→ Exercise prompt
Repeat exactly, and only, the lines below starting at the line that contains "Recreate this image" and ending at the line that contains "offsets = [0, 60, 121, 180, 243]", inclusive of both.

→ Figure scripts
---*---

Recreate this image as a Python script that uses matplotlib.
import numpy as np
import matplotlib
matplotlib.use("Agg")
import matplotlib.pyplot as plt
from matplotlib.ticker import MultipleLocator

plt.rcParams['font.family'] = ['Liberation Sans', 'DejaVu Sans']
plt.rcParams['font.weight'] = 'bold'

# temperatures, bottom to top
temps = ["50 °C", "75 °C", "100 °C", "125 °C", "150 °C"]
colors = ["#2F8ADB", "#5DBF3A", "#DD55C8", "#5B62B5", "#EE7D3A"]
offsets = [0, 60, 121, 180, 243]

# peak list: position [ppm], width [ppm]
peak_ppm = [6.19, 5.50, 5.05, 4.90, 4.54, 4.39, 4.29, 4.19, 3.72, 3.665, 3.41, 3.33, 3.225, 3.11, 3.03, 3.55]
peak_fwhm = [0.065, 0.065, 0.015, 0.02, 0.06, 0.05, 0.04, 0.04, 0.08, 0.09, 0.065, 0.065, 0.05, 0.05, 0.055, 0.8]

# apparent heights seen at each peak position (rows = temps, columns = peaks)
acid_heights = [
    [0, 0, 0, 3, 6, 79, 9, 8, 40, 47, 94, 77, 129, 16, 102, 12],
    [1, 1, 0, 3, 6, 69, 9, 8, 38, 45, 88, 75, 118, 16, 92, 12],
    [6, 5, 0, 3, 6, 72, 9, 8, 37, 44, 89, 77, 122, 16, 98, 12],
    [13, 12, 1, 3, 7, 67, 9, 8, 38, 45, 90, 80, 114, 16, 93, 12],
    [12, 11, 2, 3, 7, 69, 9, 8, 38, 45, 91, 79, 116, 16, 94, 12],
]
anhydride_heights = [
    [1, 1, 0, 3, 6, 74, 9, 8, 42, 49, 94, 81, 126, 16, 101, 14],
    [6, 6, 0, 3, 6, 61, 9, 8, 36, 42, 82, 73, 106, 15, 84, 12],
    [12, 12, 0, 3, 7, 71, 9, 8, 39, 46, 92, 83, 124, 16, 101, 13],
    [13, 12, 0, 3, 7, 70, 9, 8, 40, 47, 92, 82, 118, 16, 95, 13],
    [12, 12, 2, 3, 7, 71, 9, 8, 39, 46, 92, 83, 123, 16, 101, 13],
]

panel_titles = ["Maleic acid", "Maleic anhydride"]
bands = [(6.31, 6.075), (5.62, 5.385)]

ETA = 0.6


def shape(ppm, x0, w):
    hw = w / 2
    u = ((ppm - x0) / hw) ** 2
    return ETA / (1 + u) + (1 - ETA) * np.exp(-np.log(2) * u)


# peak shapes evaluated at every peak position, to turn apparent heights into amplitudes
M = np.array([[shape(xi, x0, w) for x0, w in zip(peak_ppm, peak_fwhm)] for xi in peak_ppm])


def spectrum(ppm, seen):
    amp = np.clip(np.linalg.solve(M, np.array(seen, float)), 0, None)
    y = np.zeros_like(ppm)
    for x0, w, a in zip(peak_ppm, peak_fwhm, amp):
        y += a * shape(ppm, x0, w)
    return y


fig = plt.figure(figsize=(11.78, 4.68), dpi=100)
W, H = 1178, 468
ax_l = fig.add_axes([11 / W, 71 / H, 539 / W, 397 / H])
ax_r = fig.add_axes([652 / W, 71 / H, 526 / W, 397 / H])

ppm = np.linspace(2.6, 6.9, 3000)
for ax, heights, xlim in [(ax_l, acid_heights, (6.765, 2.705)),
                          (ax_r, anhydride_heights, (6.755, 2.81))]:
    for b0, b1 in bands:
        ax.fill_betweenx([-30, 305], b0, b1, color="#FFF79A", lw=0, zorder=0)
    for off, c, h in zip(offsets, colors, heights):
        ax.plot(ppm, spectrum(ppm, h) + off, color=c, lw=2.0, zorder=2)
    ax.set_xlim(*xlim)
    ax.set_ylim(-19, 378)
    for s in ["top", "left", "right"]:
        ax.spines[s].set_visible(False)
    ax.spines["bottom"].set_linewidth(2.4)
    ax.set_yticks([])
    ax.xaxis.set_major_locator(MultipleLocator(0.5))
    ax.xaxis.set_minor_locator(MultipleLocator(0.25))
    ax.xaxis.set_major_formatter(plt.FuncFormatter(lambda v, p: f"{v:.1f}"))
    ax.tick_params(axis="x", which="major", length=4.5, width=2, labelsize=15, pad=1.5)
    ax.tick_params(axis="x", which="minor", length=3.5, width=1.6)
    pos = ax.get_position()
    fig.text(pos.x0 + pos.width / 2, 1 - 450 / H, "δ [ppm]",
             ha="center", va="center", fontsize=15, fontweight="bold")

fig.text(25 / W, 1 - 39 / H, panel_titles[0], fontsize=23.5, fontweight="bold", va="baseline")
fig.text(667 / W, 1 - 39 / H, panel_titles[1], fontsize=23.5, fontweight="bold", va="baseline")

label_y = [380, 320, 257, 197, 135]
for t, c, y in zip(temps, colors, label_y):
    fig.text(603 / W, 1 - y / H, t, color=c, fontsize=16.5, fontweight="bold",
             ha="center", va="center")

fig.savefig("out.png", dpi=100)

---*---

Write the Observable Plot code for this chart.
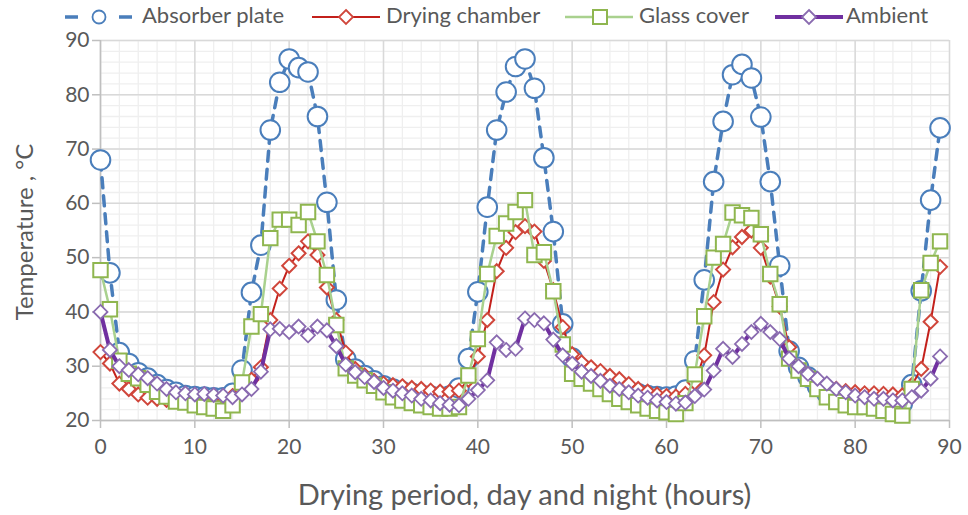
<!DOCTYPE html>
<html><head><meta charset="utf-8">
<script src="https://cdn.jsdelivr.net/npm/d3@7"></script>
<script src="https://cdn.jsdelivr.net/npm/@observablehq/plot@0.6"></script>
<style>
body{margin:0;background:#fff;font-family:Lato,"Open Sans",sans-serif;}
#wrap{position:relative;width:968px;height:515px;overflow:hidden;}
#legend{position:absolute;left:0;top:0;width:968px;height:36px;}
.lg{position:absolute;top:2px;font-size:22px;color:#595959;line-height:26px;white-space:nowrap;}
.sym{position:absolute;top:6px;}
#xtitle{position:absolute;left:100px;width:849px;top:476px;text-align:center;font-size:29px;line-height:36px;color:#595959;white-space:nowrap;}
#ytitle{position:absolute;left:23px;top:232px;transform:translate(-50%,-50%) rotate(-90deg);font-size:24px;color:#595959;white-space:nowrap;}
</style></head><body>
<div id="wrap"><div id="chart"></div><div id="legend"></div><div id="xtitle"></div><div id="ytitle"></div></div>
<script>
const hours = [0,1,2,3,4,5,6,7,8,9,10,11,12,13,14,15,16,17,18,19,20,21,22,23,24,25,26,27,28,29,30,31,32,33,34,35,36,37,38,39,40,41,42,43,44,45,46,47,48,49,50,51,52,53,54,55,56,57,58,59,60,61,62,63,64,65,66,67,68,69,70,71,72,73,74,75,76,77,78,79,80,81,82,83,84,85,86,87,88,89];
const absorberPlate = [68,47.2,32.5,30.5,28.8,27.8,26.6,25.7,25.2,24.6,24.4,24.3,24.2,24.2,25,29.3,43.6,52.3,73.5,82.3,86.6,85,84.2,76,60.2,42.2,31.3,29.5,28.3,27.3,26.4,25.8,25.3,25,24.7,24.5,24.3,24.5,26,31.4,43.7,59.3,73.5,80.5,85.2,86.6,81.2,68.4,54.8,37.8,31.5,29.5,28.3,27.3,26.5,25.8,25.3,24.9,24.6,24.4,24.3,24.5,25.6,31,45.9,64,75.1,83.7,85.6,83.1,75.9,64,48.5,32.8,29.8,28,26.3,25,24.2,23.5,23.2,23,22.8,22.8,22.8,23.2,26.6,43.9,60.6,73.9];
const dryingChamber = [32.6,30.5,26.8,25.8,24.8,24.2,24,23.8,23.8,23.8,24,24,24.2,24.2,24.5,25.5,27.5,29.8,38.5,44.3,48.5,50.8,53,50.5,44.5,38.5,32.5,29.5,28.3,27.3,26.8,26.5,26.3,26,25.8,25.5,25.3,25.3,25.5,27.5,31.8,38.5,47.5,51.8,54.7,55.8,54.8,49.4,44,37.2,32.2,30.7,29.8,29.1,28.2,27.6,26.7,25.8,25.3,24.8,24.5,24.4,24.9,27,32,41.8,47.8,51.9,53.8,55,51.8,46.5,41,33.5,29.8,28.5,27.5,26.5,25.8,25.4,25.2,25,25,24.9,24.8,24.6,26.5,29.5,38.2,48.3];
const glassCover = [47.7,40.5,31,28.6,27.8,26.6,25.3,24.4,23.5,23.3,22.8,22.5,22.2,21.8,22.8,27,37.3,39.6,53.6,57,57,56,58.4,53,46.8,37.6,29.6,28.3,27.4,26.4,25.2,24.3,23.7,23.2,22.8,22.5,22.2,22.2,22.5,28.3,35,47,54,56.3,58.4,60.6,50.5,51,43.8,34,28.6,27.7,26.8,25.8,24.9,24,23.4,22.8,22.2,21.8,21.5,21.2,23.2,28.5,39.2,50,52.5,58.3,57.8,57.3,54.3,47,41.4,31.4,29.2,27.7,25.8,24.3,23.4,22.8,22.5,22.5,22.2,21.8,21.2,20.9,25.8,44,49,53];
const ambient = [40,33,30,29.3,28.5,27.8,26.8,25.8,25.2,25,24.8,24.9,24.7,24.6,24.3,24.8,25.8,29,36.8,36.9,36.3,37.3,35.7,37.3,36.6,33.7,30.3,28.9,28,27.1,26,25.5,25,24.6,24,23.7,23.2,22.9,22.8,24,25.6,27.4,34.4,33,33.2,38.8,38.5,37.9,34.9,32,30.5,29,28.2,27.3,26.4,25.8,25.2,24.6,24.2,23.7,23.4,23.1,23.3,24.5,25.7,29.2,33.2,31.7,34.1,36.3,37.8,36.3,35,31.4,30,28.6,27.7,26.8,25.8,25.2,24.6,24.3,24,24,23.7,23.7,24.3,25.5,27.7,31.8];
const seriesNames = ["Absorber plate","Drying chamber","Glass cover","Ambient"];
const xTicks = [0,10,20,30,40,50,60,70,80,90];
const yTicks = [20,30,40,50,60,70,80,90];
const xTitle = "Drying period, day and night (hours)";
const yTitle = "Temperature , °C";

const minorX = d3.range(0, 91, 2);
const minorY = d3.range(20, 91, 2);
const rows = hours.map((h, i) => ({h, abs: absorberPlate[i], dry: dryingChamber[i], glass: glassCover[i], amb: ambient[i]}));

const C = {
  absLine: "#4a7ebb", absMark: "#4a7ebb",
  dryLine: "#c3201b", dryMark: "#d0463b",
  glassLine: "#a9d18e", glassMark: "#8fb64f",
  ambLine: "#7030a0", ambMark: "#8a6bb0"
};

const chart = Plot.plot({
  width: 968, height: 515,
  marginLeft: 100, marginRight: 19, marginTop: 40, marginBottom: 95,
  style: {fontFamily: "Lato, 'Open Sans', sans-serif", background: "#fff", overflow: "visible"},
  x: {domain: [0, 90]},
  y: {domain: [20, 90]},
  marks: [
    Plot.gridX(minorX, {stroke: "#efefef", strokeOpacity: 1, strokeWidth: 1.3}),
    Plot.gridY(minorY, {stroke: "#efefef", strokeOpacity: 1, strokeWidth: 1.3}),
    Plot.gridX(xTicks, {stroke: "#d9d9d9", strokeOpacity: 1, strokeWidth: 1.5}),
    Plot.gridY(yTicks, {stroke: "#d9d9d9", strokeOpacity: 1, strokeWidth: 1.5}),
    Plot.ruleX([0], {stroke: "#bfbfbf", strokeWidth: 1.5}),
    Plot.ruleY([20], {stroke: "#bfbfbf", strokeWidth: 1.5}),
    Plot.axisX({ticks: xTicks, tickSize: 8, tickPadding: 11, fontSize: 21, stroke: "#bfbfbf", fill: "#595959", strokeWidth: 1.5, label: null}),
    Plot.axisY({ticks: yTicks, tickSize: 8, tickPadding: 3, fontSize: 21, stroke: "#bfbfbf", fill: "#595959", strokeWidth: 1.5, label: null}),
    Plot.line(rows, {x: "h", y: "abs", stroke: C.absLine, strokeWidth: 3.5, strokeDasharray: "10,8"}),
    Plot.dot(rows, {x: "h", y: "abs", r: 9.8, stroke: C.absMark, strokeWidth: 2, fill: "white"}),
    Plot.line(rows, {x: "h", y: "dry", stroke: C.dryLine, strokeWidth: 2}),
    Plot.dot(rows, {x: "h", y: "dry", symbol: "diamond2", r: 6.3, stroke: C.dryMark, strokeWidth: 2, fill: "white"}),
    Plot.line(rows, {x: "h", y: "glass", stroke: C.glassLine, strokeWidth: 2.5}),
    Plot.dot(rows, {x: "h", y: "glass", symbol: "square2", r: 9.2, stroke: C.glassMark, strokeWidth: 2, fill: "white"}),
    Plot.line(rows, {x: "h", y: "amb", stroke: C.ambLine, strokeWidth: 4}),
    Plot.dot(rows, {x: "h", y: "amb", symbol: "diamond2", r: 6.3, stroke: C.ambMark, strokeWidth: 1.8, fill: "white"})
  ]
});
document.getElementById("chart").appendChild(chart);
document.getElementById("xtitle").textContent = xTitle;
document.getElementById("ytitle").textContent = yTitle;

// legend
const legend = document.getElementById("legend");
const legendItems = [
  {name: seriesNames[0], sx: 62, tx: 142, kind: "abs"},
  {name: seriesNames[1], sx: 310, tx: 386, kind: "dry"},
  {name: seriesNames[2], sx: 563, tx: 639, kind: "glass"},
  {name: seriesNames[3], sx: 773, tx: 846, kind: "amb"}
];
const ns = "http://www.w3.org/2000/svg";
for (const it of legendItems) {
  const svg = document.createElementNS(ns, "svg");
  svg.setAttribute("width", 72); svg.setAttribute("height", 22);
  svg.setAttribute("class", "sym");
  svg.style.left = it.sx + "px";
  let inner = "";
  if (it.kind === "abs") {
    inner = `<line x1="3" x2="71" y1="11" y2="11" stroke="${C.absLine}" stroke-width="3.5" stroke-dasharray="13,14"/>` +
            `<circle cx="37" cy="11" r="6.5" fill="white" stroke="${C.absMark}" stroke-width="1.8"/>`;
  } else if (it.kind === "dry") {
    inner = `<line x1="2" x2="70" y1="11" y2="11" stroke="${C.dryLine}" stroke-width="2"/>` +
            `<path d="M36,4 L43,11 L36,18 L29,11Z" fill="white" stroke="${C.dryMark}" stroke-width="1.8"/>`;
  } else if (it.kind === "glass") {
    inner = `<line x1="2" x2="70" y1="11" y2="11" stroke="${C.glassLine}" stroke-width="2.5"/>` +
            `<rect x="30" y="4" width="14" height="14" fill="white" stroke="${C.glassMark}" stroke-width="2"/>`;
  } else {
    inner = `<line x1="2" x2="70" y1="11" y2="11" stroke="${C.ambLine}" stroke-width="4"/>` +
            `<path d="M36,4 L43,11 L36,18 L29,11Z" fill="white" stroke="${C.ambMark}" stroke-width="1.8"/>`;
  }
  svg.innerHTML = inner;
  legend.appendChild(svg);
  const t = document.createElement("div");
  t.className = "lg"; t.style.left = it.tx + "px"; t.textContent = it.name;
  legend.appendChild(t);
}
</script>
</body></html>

---*---

→ Answer to this exercise
Recreate this image as a Python script that uses matplotlib.
import numpy as np
import matplotlib
matplotlib.use("Agg")
import matplotlib.pyplot as plt
from matplotlib.ticker import MultipleLocator

plt.rcParams['font.family'] = ['Liberation Sans', 'DejaVu Sans']
plt.rcParams['font.weight'] = 'bold'

# temperatures, bottom to top
temps = ["50 °C", "75 °C", "100 °C", "125 °C", "150 °C"]
colors = ["#2F8ADB", "#5DBF3A", "#DD55C8", "#5B62B5", "#EE7D3A"]
offsets = [0, 60, 121, 180, 243]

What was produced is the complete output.